Monte Carlo simulation of the effects of human intrusion on groundwater contaminant transport

Abstract

Regulations for the long-term disposal of high-level radioactive wastes command that the performance of the disposal facility be assessed for very long periods of time and quite extensive spatial scales. By nature, then, the analysis of the performance of a disposal facility relies on the application of predictive models. However, these models are inherently affected by uncertainties which concern the future states of the disposal system, the assumptions on the relevant physicochemical processes and the numerical values of the parameters. In particular, the future states of the system are typically determined by climate-driven environmental changes, seismic and volcanic activities, and also by human actions. In this paper we perform a Monte Carlo simulation of the effects of human drilling on the transport of contaminant in groundwater.

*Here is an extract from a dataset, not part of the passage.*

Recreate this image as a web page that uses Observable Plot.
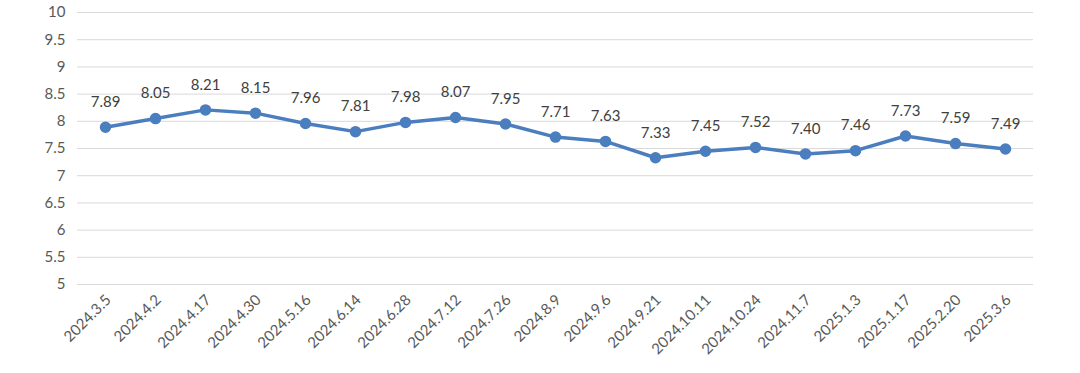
<!DOCTYPE html>
<html><head><meta charset="utf-8">
<script src="https://cdn.jsdelivr.net/npm/d3@7"></script>
<script src="https://cdn.jsdelivr.net/npm/@observablehq/plot@0.6"></script>
<style>body{margin:0;background:#fff;} svg{display:block;}</style>
</head><body><div id="chart"></div>
<script>
const dates = ["2024.3.5","2024.4.2","2024.4.17","2024.4.30","2024.5.16","2024.6.14","2024.6.28","2024.7.12","2024.7.26","2024.8.9","2024.9.6","2024.9.21","2024.10.11","2024.10.24","2024.11.7","2025.1.3","2025.1.17","2025.2.20","2025.3.6"];
const values = [7.89,8.05,8.21,8.15,7.96,7.81,7.98,8.07,7.95,7.71,7.63,7.33,7.45,7.52,7.40,7.46,7.73,7.59,7.49];
const yTicks = [5,5.5,6,6.5,7,7.5,8,8.5,9,9.5,10];
const data = dates.map((d,i)=>({date:d, value:values[i]}));
const color = "#4a7ebf";
const chart = Plot.plot({
  width: 1080, height: 373,
  marginLeft: 77, marginRight: 47, marginTop: 12, marginBottom: 89,
  style: {fontFamily: "Lato, 'Open Sans', sans-serif", background: "#fff"},
  x: {type: "point", domain: dates, padding: 0.5},
  y: {domain: [5,10]},
  marks: [
    Plot.gridY(yTicks, {stroke: "#d9d9d9", strokeOpacity: 1, strokeWidth: 1}),
    Plot.axisY(yTicks, {tickSize: 0, tickPadding: 12, fontSize: 15, fill: "#595959", tickFormat: d => String(d), label: null}),
    Plot.axisX({tickSize: 0, tickPadding: 13, tickRotate: -45, fontSize: 15, fill: "#595959", label: null, dx: 3}),
    Plot.line(data, {x: "date", y: "value", stroke: color, strokeWidth: 3.5}),
    Plot.dot(data, {x: "date", y: "value", r: 5, fill: color, stroke: color}),
    Plot.text(data, {x: "date", y: "value", text: d => d.value.toFixed(2), dy: -25, fontSize: 15, fill: "#404040"})
  ]
});
document.getElementById("chart").appendChild(chart);
</script></body></html>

The framework provided by the Monte Carlo simulation is such as to allow incorporation of aspects of both stochastic and dynamic nature which are typical of these problems. The simulated time and location of drilling are described as aleatory variables. The stochastic occurrence of human drilling affects the dynamic process of contaminant transport in groundwater which is modelled, in our case, by means of the Kolmogorov–Dmitriev approach of branching stochastic processes recently proposed by the authors. A Monte Carlo estimate of the distribution of the time at which the contaminant level exceeds a prescribed safety threshold is obtained.